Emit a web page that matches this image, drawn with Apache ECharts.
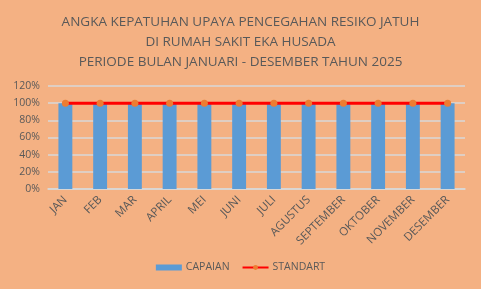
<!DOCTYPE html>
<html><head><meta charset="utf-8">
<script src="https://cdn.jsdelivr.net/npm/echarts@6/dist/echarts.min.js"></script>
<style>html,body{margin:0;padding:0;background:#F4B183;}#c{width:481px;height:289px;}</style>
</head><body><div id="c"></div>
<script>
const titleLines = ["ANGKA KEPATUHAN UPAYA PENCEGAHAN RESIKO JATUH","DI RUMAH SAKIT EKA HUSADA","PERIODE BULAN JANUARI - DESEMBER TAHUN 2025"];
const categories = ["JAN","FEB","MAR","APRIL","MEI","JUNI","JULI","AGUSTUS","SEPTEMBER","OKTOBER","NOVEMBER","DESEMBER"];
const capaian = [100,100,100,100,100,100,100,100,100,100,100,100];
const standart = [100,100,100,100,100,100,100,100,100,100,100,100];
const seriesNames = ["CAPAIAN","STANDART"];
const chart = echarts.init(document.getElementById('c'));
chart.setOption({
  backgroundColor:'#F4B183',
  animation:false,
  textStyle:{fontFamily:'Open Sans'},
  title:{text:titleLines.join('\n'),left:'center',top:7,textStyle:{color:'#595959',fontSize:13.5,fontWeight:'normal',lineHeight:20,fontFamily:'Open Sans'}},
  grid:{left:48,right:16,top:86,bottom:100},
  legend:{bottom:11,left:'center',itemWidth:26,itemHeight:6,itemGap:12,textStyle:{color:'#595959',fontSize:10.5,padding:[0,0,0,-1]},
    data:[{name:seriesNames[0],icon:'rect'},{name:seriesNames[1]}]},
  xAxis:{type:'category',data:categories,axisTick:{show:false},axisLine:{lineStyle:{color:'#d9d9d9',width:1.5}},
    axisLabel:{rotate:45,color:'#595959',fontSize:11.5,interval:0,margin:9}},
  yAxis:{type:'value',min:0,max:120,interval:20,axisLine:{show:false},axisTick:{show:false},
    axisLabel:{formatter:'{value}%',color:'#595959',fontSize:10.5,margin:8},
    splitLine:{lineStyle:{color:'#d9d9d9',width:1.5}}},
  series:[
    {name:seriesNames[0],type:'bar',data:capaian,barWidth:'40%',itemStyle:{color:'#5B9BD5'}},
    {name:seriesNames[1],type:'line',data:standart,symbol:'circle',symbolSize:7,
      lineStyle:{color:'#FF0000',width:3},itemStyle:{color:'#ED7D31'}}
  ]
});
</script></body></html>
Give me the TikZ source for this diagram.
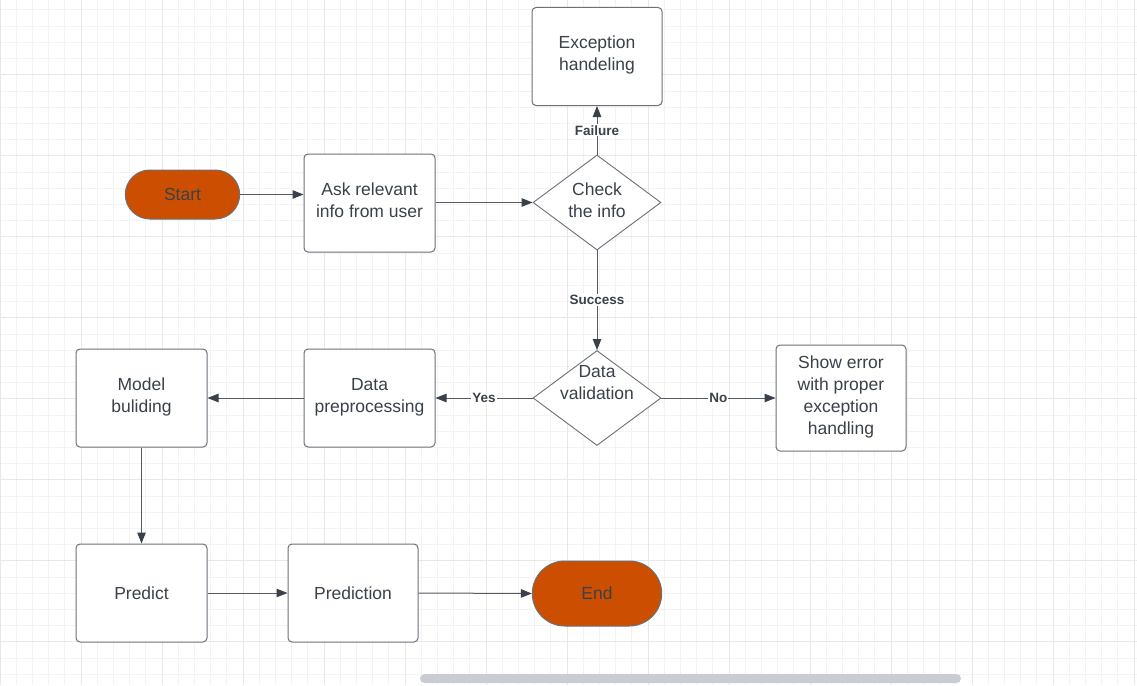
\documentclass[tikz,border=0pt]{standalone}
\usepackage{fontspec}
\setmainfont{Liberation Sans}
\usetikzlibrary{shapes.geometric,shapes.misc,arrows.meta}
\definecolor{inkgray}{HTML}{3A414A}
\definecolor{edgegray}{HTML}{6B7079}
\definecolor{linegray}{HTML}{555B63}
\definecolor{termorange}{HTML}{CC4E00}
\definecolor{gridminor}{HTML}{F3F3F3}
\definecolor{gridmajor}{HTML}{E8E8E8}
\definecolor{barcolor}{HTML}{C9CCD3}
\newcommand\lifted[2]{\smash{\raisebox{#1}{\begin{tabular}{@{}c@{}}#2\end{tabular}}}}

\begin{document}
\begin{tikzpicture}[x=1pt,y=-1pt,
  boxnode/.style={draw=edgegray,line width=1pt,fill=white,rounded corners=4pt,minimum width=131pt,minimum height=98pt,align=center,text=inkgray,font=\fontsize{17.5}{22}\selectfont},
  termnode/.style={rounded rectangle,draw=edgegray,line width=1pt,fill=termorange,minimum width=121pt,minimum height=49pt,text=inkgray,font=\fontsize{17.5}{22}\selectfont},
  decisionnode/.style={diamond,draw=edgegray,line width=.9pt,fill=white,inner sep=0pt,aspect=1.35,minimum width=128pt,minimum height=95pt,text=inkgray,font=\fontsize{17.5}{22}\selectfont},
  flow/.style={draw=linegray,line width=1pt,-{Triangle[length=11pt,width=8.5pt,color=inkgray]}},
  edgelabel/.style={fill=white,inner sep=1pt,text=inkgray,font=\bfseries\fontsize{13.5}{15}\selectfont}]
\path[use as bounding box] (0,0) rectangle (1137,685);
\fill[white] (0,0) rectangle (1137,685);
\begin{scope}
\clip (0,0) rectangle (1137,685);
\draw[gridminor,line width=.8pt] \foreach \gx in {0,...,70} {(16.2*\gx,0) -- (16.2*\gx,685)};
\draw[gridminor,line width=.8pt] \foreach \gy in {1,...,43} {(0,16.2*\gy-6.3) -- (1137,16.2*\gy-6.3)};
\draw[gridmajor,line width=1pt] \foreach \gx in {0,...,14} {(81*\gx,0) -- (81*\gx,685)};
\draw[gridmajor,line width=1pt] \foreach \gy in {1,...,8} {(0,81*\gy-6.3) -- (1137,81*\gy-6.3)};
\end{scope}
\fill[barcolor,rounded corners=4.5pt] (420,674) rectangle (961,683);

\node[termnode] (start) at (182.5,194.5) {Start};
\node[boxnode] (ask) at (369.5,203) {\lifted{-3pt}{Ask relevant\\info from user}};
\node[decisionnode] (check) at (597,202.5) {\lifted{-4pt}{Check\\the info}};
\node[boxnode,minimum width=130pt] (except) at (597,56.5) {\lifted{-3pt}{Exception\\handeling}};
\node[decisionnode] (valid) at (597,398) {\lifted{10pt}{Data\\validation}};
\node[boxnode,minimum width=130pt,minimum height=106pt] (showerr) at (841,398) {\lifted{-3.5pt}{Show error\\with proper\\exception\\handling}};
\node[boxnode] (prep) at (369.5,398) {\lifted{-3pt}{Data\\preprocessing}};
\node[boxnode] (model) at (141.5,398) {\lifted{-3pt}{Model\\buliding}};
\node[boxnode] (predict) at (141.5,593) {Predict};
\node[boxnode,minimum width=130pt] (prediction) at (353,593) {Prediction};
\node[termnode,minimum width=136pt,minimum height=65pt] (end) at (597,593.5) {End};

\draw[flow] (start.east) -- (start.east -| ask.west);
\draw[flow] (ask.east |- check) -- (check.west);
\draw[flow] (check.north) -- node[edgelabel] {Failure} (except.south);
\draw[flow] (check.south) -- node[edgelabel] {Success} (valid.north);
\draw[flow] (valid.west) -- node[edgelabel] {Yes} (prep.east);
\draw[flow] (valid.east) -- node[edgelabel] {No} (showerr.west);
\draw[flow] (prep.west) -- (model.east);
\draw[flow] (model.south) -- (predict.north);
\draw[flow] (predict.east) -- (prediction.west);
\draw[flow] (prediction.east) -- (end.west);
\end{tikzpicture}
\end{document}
········
Track down every line of the material containing the string "with", and copy it.

> Solution for this problem:
Emit a web page that matches this image, drawn with Apache ECharts.
\node[boxnode,minimum width=130pt,minimum height=106pt] (showerr) at (841,398) {\lifted{-3.5pt}{Show error\\with proper\\exception\\handling}};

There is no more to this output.